Likewise, if you don't have a CPU (or GPU) that can encode a 1080p60 stream, you'll have to make sacrifices there, as well. It's important to remember that if you're just starting out you won't have transcoding on your Twitch account, either, so you might want to lower to 900p or 720p and a lower bitrate to ensure your viewers have a good time as well.
But how do you plug all of these settings into OBS? It's all done in the Settings menu under the Output and Video tabs.
On the video tab, you'll set up the output resolution and frame rate you want to send to Twitch.
- Base resolution: This should be set to 1920x1080.
- Output resolution: This will be specific to your PC and internet connection. If you can handle 1080p, then set it to 1920x1080. If you want to drop down to 720 then select 1280x720. If you're looking for 900p in the middle you'll need to add this manually by typing 1600x900 in the box. Alternatively you can leave it the same as the base resolution and rescale the output resolution in the next section.
- Downscale filter: For gaming, leaving this on Bicubic 16 samples is fine.
- Common FPS values: Your desired output frame rate. If you're looking for 60 FPS select 60, if your PC and or connection isn't up to it, choose 30.
These settings will define the video output, but the quality will be defined in the Output tab.
This is where you'll set up the quality of the stream you'll be sending to Twitch. Again, much of this will depend on your PC specs and your internet connection, and there's likely to be a bit of trial and error involved.
The easy ones to set are the rate control and keyframes, as recommended by Twitch. Set the rate control dropdown to CBR which will ensure a constant bitrate regardless of outside influences. Then set the keyframe interval box to 2.
For bitrate, this is where the trial and error will come in. Part of this will depend on your PC, part on your internet connection. If you have a fairly modern PC with at least a quad-core CPU or you're using an NVIDIA GPU to encode, then 6,000 shouldn't be a problem. The easiest way to check is to set up your stream and then do a test recording locally and select Use stream encoder on the recording tab. You'll get an idea then if your PC can handle it.
If you're using CPU encoding, select x264 from the encoder dropdown box. If you want to use your NVIDIA GPU then select NVIDIA NVENC H.264. You can also stream using an AMD GPU, but the output won't be nearly as good as using an NVIDIA one.

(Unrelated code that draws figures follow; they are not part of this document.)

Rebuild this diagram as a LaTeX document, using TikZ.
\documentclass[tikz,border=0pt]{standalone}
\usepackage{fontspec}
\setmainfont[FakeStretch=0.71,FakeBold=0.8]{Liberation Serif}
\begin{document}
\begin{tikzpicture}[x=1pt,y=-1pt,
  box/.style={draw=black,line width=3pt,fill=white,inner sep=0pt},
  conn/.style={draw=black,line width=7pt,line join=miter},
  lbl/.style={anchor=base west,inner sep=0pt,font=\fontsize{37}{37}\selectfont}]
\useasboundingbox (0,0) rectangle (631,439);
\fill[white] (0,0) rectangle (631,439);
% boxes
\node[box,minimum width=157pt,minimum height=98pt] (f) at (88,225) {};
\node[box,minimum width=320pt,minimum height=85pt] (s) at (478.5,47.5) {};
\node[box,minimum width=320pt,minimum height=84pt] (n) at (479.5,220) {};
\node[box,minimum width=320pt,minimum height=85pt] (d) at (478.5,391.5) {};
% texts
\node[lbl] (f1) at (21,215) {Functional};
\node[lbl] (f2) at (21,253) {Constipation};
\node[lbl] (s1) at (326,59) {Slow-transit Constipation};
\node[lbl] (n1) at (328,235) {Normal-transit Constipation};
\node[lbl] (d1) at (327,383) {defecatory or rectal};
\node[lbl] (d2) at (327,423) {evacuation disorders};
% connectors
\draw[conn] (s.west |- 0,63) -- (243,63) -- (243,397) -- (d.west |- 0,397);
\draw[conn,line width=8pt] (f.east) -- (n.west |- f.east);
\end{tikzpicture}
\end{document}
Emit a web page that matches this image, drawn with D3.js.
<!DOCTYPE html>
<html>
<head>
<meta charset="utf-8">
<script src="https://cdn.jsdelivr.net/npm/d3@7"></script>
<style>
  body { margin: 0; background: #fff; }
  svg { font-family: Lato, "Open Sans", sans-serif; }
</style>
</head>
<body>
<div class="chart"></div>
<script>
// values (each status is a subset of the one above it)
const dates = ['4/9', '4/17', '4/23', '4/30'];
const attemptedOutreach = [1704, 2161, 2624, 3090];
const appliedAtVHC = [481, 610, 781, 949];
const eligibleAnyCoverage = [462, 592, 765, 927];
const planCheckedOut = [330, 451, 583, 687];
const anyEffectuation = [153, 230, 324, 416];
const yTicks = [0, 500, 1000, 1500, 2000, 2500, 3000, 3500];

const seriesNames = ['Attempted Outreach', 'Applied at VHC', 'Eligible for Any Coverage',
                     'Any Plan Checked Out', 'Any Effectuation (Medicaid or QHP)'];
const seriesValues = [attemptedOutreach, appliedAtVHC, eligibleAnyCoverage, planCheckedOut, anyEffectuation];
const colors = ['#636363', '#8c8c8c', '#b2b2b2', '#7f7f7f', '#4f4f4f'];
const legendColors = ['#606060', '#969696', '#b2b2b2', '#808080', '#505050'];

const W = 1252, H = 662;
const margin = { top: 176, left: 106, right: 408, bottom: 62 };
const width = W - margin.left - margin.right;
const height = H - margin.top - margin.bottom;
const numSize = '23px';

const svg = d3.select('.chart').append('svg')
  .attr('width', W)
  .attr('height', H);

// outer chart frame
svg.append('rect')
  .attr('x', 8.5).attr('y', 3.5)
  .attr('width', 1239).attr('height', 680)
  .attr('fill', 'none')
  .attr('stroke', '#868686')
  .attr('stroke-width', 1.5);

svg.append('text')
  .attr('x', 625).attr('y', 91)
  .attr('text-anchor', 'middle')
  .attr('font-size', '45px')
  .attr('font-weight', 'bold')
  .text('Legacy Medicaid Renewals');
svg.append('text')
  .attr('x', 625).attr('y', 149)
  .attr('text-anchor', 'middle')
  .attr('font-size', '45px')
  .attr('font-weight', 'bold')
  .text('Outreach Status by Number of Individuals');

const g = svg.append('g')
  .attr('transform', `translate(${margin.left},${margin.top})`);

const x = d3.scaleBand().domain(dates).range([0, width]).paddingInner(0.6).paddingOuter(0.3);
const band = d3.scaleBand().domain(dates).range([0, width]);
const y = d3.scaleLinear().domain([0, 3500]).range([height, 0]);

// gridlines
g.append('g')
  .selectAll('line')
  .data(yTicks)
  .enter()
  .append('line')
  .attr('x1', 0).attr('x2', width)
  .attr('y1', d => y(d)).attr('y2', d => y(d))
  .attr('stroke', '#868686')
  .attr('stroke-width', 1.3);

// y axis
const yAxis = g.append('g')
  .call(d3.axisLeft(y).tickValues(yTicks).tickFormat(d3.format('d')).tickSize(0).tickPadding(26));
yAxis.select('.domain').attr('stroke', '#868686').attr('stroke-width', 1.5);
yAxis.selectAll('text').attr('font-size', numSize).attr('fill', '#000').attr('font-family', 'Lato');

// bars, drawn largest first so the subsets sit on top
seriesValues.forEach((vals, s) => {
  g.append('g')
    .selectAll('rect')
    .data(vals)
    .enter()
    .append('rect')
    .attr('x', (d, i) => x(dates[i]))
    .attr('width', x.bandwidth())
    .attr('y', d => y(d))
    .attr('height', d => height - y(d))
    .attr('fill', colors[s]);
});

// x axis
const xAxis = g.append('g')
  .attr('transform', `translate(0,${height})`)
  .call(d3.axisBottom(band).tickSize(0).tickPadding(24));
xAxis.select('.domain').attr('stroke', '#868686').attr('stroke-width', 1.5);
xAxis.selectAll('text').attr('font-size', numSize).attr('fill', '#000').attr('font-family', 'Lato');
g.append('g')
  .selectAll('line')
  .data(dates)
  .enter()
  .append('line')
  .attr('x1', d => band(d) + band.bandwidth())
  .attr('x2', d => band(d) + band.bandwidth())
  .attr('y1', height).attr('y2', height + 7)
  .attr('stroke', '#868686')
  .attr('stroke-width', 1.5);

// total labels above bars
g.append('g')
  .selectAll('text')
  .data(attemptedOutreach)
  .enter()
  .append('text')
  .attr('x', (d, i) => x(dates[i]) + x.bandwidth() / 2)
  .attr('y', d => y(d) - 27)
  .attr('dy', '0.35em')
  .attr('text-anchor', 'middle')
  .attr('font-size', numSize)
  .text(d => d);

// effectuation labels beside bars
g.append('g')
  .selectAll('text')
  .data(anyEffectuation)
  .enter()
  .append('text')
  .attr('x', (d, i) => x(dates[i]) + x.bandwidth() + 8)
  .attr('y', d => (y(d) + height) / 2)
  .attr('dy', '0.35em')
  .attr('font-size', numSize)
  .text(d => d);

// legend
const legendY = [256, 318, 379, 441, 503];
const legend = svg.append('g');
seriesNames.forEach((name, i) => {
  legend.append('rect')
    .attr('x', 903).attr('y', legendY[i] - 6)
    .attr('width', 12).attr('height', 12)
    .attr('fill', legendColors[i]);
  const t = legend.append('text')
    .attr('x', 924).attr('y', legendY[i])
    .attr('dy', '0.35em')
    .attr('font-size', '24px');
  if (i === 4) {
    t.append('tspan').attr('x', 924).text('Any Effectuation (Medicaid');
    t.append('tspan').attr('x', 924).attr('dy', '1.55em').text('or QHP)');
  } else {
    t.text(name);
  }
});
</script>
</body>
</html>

OBS Studio supports the latest NVENC encoder from NVIDIA built into the RTX graphics cards.
The rest of the settings will be down to your PC and what it can handle. However, if you're using CPU encoding then you don't need to set the speed to anything beyond medium for streaming to Twitch. At that point, you're using up way more system resources for no noticeable gain, especially since you're streaming Xbox games.

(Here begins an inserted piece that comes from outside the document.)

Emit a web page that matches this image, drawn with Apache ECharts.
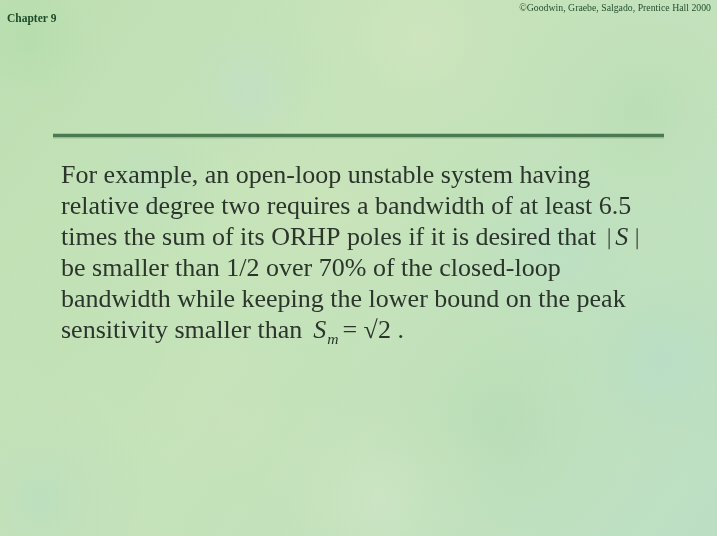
<!DOCTYPE html>
<html lang="en">
<head>
    <meta charset="UTF-8">
    <title>Chapter 9</title>
    <script src="https://cdn.jsdelivr.net/npm/echarts@6/dist/echarts.min.js"></script>
</head>
<style>
    html, body { margin: 0; padding: 0; }
    #main { width: 717px; height: 536px; }
</style>
<body>
<div id="main"></div>
<script>
    // slide texts
    var chapterLabel = 'Chapter 9';
    var copyrightLabel = '\u00A9Goodwin, Graebe, Salgado, Prentice Hall 2000';
    var bodyLines = [
        'For example, an open-loop unstable system having',
        'relative degree two requires a bandwidth of at least 6.5',
        'times the sum of its ORHP poles if it is desired that',
        'be smaller than 1/2 over 70% of the closed-loop',
        'bandwidth while keeping the lower bound on the peak',
        'sensitivity smaller than'
    ];
    // math pieces appended to lines 3 and 6
    var absSymbol = 'S';
    var peakSymbol = ['S', 'm', '= \u221A2 .'];

    var myChart = echarts.init(document.getElementById('main'));

    var FONT = '"Liberation Serif", "Times New Roman", serif';
    var fontSize = 25;
    var sx = 1.04;          // reference type is a little wider than Times
    var textColor = '#2b352c';
    var left0 = 61;
    var base0 = 183;
    var lineGap = 31.1;

    var ctx = document.createElement('canvas').getContext('2d');
    function measure(txt, font) {
        ctx.font = font;
        return ctx.measureText(txt).width * sx;
    }
    // text placed by its baseline
    function baseText(x, baseline, txt, font, size) {
        return {
            type: 'text',
            x: x,
            y: baseline - 0.28 * size,
            scaleX: sx,
            style: {
                x: 0, y: 0, text: txt, font: font, fill: textColor,
                textVerticalAlign: 'middle'
            }
        };
    }

    var elements = [];

    // background: pale wash plus soft patches
    elements.push({
        type: 'rect',
        shape: { x: 0, y: 0, width: 717, height: 536 },
        style: {
            fill: new echarts.graphic.LinearGradient(0, 0, 1, 1, [
                { offset: 0, color: '#bddfb2' },
                { offset: 0.35, color: '#c7e3ba' },
                { offset: 0.7, color: '#c2e1bd' },
                { offset: 1, color: '#bcdfc4' }
            ])
        },
        silent: true
    });
    var blobs = [
        [30, 40, 90, 'rgba(165,215,160,0.35)'],
        [420, 40, 160, 'rgba(214,231,194,0.5)'],
        [640, 110, 130, 'rgba(172,216,170,0.35)'],
        [250, 90, 90, 'rgba(190,222,212,0.45)'],
        [330, 210, 170, 'rgba(208,229,186,0.45)'],
        [560, 250, 150, 'rgba(182,221,204,0.45)'],
        [80, 330, 150, 'rgba(190,223,178,0.45)'],
        [230, 420, 140, 'rgba(204,227,188,0.45)'],
        [500, 420, 150, 'rgba(168,214,170,0.35)'],
        [660, 360, 120, 'rgba(176,219,206,0.45)'],
        [380, 500, 140, 'rgba(215,232,204,0.45)'],
        [40, 500, 120, 'rgba(174,217,194,0.4)'],
        [150, 180, 80, 'rgba(178,220,200,0.35)']
    ];
    blobs.forEach(function (b) {
        elements.push({
            type: 'circle',
            shape: { cx: b[0], cy: b[1], r: b[2] },
            style: {
                fill: new echarts.graphic.RadialGradient(0.5, 0.5, 0.5, [
                    { offset: 0, color: b[3] },
                    { offset: 1, color: 'rgba(190,225,180,0)' }
                ])
            },
            silent: true
        });
    });

    // header texts
    elements.push({
        type: 'text',
        style: {
            x: 7, y: 19, text: chapterLabel,
            font: 'bold 11.5px ' + FONT, fill: '#1d4a2a',
            textVerticalAlign: 'middle'
        }
    });
    elements.push({
        type: 'text',
        x: 711, y: 8, scaleX: 1.03,
        style: {
            x: 0, y: 0, text: copyrightLabel,
            font: '9.5px ' + FONT, fill: '#24502f',
            textAlign: 'right', textVerticalAlign: 'middle'
        }
    });

    // title rule
    elements.push({
        type: 'line',
        shape: { x1: 53, y1: 135.5, x2: 664, y2: 135.5 },
        style: { stroke: '#4a7a51', lineWidth: 3.5 }
    });
    elements.push({
        type: 'line',
        shape: { x1: 53, y1: 138, x2: 664, y2: 138 },
        style: { stroke: 'rgba(120,165,120,0.55)', lineWidth: 1 }
    });

    // body lines
    var bodyFont = fontSize + 'px ' + FONT;
    var italicFont = 'italic ' + fontSize + 'px ' + FONT;
    bodyLines.forEach(function (line, i) {
        elements.push(baseText(left0, base0 + i * lineGap, line, bodyFont, fontSize));
    });

    // |S| at end of line 3
    var y3 = base0 + 2 * lineGap;
    var x3 = left0 + measure(bodyLines[2], bodyFont) + 13;
    elements.push({
        type: 'line',
        shape: { x1: x3, y1: y3 - 17, x2: x3, y2: y3 + 4 },
        style: { stroke: textColor, lineWidth: 1.1 }
    });
    elements.push(baseText(x3 + 6, y3, absSymbol, italicFont, fontSize));
    var sW = measure(absSymbol, italicFont);
    elements.push({
        type: 'line',
        shape: { x1: x3 + sW + 15, y1: y3 - 17, x2: x3 + sW + 15, y2: y3 + 4 },
        style: { stroke: textColor, lineWidth: 1.1 }
    });

    // S_m = sqrt2 at end of line 6
    var y6 = base0 + 5 * lineGap;
    var x6 = left0 + measure(bodyLines[5], bodyFont) + 11;
    elements.push(baseText(x6, y6, peakSymbol[0], italicFont, fontSize));
    var subFont = 'italic 15px ' + FONT;
    var x6m = x6 + measure(peakSymbol[0], italicFont) + 1;
    elements.push(baseText(x6m, y6 + 6, peakSymbol[1], subFont, 15));
    elements.push(baseText(x6m + measure(peakSymbol[1], subFont) + 4, y6,
        peakSymbol[2], bodyFont, fontSize));

    var option = {
        animation: false,
        backgroundColor: '#c2e1b8',
        graphic: { elements: elements }
    };
    myChart.setOption(option);
</script>
</body>
</html>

GPU encoding settings can also be tweaked depending on your card and what you think looks good. Quality settings are fairly self-explanatory; the only one to make sure you use for Twitch is setting your Max B-frames to 2.
There's an awful lot you can do with OBS Studio to make your PS5 streams look amazing, but this guide covers all the basics of getting set up to stream to Twitch. It's a shame that the PS5 seems to handle audio in a pretty odd fashion that requires a workaround, but nevertheless, there is at least an easy fix.
From here on out the only real limit is your imagination. Your hardware and internet connection are always going to be a factor, but aside from that, OBS Studio will let you get seriously creative.